▸ PROBLEM STATEMENT: Produce a word-for-word copy of the listing below without its pictures.

▸ DATA SECTION:
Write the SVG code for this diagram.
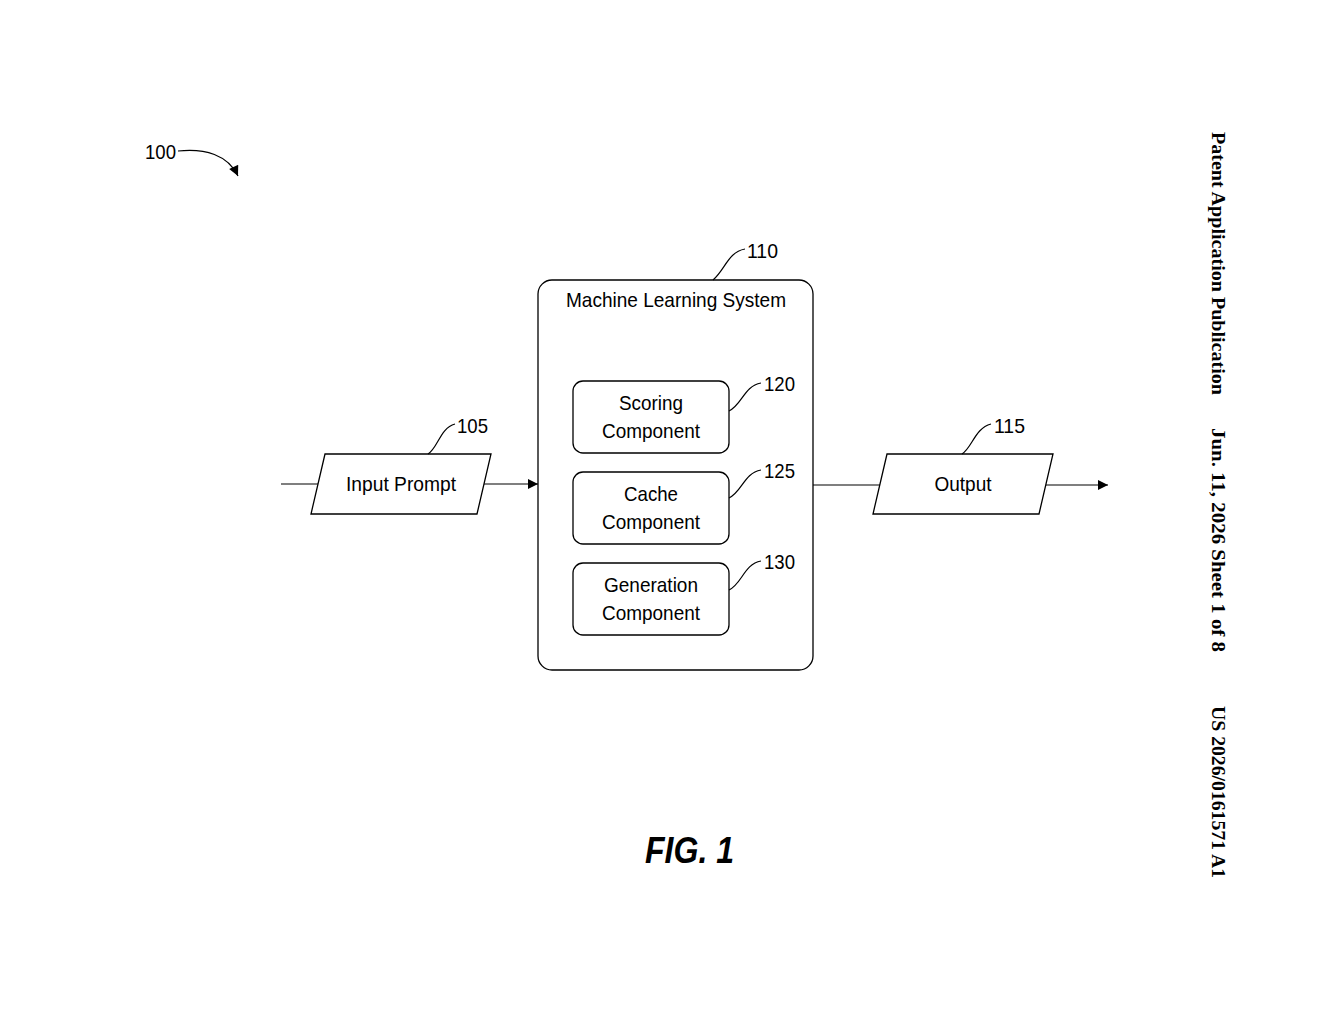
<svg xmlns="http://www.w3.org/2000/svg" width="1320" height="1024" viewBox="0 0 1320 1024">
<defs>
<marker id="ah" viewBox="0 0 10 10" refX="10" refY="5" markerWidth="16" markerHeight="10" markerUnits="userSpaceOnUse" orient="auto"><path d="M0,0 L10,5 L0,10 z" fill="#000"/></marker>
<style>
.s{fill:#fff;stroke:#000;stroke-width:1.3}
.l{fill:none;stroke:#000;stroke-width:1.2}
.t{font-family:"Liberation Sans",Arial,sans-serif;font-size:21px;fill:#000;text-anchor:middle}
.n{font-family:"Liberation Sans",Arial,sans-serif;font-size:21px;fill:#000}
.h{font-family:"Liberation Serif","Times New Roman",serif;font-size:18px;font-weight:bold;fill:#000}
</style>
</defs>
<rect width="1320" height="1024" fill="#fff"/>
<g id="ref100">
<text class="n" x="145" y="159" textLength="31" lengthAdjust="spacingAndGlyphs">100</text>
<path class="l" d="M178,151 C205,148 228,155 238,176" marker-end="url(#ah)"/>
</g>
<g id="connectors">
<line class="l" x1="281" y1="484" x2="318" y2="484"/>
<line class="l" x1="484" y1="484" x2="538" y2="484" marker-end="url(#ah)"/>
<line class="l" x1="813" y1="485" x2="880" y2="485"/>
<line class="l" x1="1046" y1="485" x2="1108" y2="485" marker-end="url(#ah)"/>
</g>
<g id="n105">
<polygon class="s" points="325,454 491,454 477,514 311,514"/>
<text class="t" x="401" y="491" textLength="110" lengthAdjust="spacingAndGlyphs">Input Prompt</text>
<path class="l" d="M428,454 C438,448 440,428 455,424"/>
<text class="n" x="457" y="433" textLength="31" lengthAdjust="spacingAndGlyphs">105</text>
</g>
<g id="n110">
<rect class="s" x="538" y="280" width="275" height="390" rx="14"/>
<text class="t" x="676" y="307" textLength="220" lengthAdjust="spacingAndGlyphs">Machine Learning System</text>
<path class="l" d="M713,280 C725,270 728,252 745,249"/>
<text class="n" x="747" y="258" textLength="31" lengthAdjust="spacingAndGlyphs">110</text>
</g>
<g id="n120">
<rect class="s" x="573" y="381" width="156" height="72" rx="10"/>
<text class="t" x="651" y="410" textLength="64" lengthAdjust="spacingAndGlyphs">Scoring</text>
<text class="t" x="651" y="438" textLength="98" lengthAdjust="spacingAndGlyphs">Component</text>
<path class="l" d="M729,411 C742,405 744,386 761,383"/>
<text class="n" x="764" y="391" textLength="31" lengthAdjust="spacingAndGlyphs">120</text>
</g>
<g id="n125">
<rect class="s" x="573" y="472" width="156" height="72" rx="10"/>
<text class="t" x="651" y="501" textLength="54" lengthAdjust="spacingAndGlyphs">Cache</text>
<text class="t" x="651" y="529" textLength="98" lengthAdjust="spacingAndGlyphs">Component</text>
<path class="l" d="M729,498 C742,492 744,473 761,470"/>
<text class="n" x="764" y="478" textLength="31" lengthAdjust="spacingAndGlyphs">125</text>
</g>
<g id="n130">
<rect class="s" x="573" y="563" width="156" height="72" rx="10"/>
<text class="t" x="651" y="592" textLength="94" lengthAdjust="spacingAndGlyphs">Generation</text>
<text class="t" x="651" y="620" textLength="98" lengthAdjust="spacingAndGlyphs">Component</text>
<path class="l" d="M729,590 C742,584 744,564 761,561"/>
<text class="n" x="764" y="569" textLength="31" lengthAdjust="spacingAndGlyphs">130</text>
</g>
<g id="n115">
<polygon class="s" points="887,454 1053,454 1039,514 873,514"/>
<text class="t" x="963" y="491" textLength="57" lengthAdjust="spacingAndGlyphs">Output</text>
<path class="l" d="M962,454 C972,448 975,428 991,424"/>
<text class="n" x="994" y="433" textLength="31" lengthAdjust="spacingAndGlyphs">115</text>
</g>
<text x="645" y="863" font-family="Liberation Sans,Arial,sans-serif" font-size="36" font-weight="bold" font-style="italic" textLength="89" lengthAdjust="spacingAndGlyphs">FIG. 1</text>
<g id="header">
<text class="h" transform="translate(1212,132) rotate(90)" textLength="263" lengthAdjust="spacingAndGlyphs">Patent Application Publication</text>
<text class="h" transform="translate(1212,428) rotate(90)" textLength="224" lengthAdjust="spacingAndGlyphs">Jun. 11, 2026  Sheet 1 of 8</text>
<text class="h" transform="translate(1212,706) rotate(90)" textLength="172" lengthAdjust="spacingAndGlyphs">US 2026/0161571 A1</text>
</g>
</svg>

▸ THE OUTPUT:
Write the SVG code for this diagram.
<svg xmlns="http://www.w3.org/2000/svg" width="1320" height="1024" viewBox="0 0 1320 1024">
<defs>
<marker id="ah" viewBox="0 0 10 10" refX="10" refY="5" markerWidth="16" markerHeight="10" markerUnits="userSpaceOnUse" orient="auto"><path d="M0,0 L10,5 L0,10 z" fill="#000"/></marker>
<style>
.s{fill:#fff;stroke:#000;stroke-width:1.3}
.l{fill:none;stroke:#000;stroke-width:1.2}
.t{font-family:"Liberation Sans",Arial,sans-serif;font-size:21px;fill:#000;text-anchor:middle}
.n{font-family:"Liberation Sans",Arial,sans-serif;font-size:21px;fill:#000}
.h{font-family:"Liberation Serif","Times New Roman",serif;font-size:18px;font-weight:bold;fill:#000}
</style>
</defs>
<rect width="1320" height="1024" fill="#fff"/>
<g id="ref100">
<text class="n" x="145" y="159" textLength="31" lengthAdjust="spacingAndGlyphs">100</text>
<path class="l" d="M178,151 C205,148 228,155 238,176" marker-end="url(#ah)"/>
</g>
<g id="connectors">
<line class="l" x1="281" y1="484" x2="318" y2="484"/>
<line class="l" x1="484" y1="484" x2="538" y2="484" marker-end="url(#ah)"/>
<line class="l" x1="813" y1="485" x2="880" y2="485"/>
<line class="l" x1="1046" y1="485" x2="1108" y2="485" marker-end="url(#ah)"/>
</g>
<g id="n105">
<polygon class="s" points="325,454 491,454 477,514 311,514"/>
<text class="t" x="401" y="491" textLength="110" lengthAdjust="spacingAndGlyphs">Input Prompt</text>
<path class="l" d="M428,454 C438,448 440,428 455,424"/>
<text class="n" x="457" y="433" textLength="31" lengthAdjust="spacingAndGlyphs">105</text>
</g>
<g id="n110">
<rect class="s" x="538" y="280" width="275" height="390" rx="14"/>
<text class="t" x="676" y="307" textLength="220" lengthAdjust="spacingAndGlyphs">Machine Learning System</text>
<path class="l" d="M713,280 C725,270 728,252 745,249"/>
<text class="n" x="747" y="258" textLength="31" lengthAdjust="spacingAndGlyphs">110</text>
</g>
<g id="n120">
<rect class="s" x="573" y="381" width="156" height="72" rx="10"/>
<text class="t" x="651" y="410" textLength="64" lengthAdjust="spacingAndGlyphs">Scoring</text>
<text class="t" x="651" y="438" textLength="98" lengthAdjust="spacingAndGlyphs">Component</text>
<path class="l" d="M729,411 C742,405 744,386 761,383"/>
<text class="n" x="764" y="391" textLength="31" lengthAdjust="spacingAndGlyphs">120</text>
</g>
<g id="n125">
<rect class="s" x="573" y="472" width="156" height="72" rx="10"/>
<text class="t" x="651" y="501" textLength="54" lengthAdjust="spacingAndGlyphs">Cache</text>
<text class="t" x="651" y="529" textLength="98" lengthAdjust="spacingAndGlyphs">Component</text>
<path class="l" d="M729,498 C742,492 744,473 761,470"/>
<text class="n" x="764" y="478" textLength="31" lengthAdjust="spacingAndGlyphs">125</text>
</g>
<g id="n130">
<rect class="s" x="573" y="563" width="156" height="72" rx="10"/>
<text class="t" x="651" y="592" textLength="94" lengthAdjust="spacingAndGlyphs">Generation</text>
<text class="t" x="651" y="620" textLength="98" lengthAdjust="spacingAndGlyphs">Component</text>
<path class="l" d="M729,590 C742,584 744,564 761,561"/>
<text class="n" x="764" y="569" textLength="31" lengthAdjust="spacingAndGlyphs">130</text>
</g>
<g id="n115">
<polygon class="s" points="887,454 1053,454 1039,514 873,514"/>
<text class="t" x="963" y="491" textLength="57" lengthAdjust="spacingAndGlyphs">Output</text>
<path class="l" d="M962,454 C972,448 975,428 991,424"/>
<text class="n" x="994" y="433" textLength="31" lengthAdjust="spacingAndGlyphs">115</text>
</g>
<text x="645" y="863" font-family="Liberation Sans,Arial,sans-serif" font-size="36" font-weight="bold" font-style="italic" textLength="89" lengthAdjust="spacingAndGlyphs">FIG. 1</text>
<g id="header">
<text class="h" transform="translate(1212,132) rotate(90)" textLength="263" lengthAdjust="spacingAndGlyphs">Patent Application Publication</text>
<text class="h" transform="translate(1212,428) rotate(90)" textLength="224" lengthAdjust="spacingAndGlyphs">Jun. 11, 2026  Sheet 1 of 8</text>
<text class="h" transform="translate(1212,706) rotate(90)" textLength="172" lengthAdjust="spacingAndGlyphs">US 2026/0161571 A1</text>
</g>
</svg>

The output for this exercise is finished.